The children's section has a large wooden fire engine that youngsters can climb on or sit in to read while parents browse.
"That fire engine is the best purchase we ever made," Klein said.
Where the money goes
Bookstores across the country that received grants indicated that, in addition to brick-and-mortar repairs, they plan to use the money for everything from buying a van for mobile author events and book fairs to posting and streaming video of in-store events; retrofitting an old school bus and taking it to schools, where children could walk through it; to creating book-based curriculum enhancements for schools by providing art, music and social studies tie-ins for books by local authors.
Judith Mitzner, owner of The Dolphin Bookshop in Port Washington, said she doesn't know what she would use a Patterson grant for but will look into applying for one. Like Book Revue, her bookstore tries to program events for younger readers. It advertised a youth book discussion group for "Allegiant," the third in Veronica Roth's "Divergent" trilogy, on a recent Sunday afternoon, offering snacks and a signed copy of the book. Response wasn't huge, said store owner Judith Mitzner, but it was another avenue to drive business.

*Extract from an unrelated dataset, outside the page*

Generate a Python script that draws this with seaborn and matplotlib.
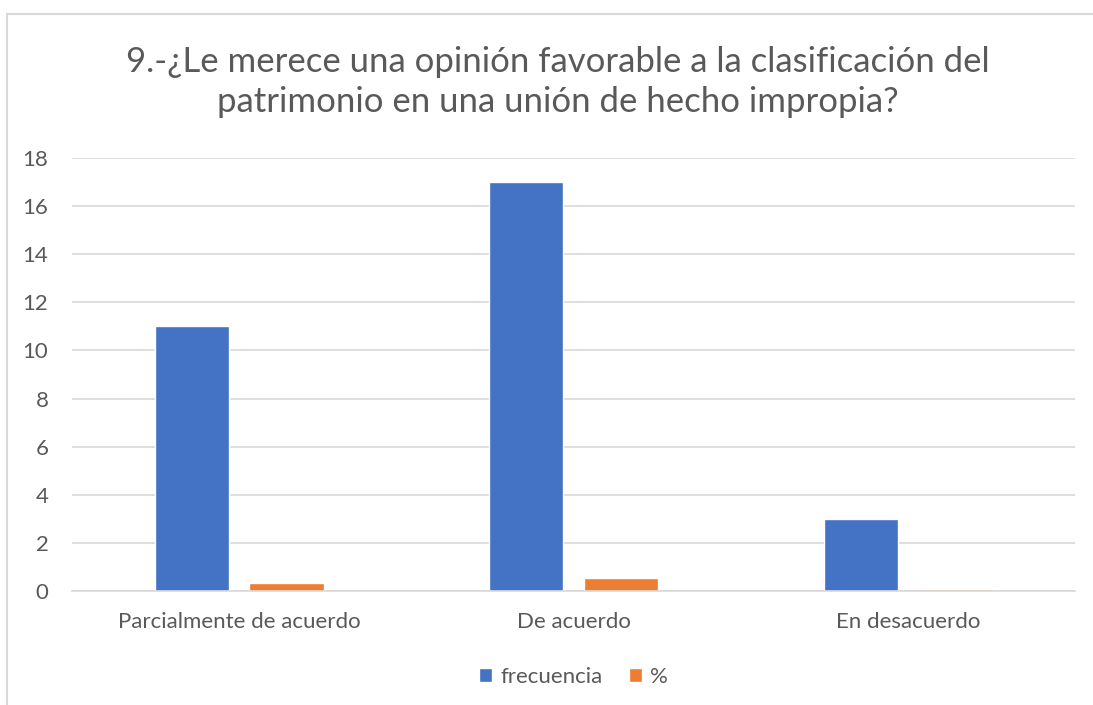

In addition to offering books and gifts such as soaps, candles and Stonewall Kitchen items, and toys in the children's section, The Dolphin has a cafe that offers Stumptown coffee and free music every Friday night. It all adds to the store's ambience, Mitzner said, and helps create a destination feel.
"It brings people in, and we hope they shop afterward," she said. "It's an interesting part of our business."
Book Revue also runs a cafe that, while not a moneymaker, "is good to have," Klein said. Like Mitzner, he sees it as another way to draw in shoppers.
"The idea that people are not reading as much isn't true," Klein said. "What's true is they're getting their material from Amazon or from e-books. We maintain a certain share of the market, and that is enough for us to squeak by. I couldn't start this business today, but we've been here 37 years. Thank God this community has always supported us."
Competition and community
Amazon is probably The Dolphin's biggest competitor, concurs Mitzner, but one thing she said customers come to her store for is the personal service.
"They can read reviews, but online they can't ask staff to help them pick a book, or to recommend one to give as a gift," she said. "People still come to us for guidance."
The Dolphin is organizing its third book signing event for local indie authors, Mitzner said. "We have five or six authors come in and set up, we publicize it, and it's a fun day. We carry their books afterward on consignment for a month. It's a chance for them to get some publicity."
Small stores have a symbiotic relationship with their communities. Maryann Calendrille, a co-owner of Canio's Books in Sag Harbor, said Canio's offers workshops, special events and a gallery to display works by area artists. Calendrille said the store plans to apply for one of Patterson's grants and would use the money to hire someone to help redesign its website.
She said customers count on the store for socialization, especially during the winter.
"We need to have things happening year-round," Calendrille said. "People are looking to us for intellectual stimulation. You can't get that online."
That is something customers have come to value more as bookstores close, Calendrille said, noting the village used to have five bookstores but now only Canio's remains.
In December, customers showed their appreciation by organizing a "cash mob" meant to spark shopping during a two-hour event.
"We served cider and popcorn and made it a party," Calendrille said. "It really was encouraging and felt like a great group hug."
HOW BOOKSELLERS CAN APPLY
Author James Patterson still has $750,000 to distribute to worthy independent booksellers.
To receive a grant, bookstores must meet two requirements: 1) the business must be viable; and 2) it must have a children's section.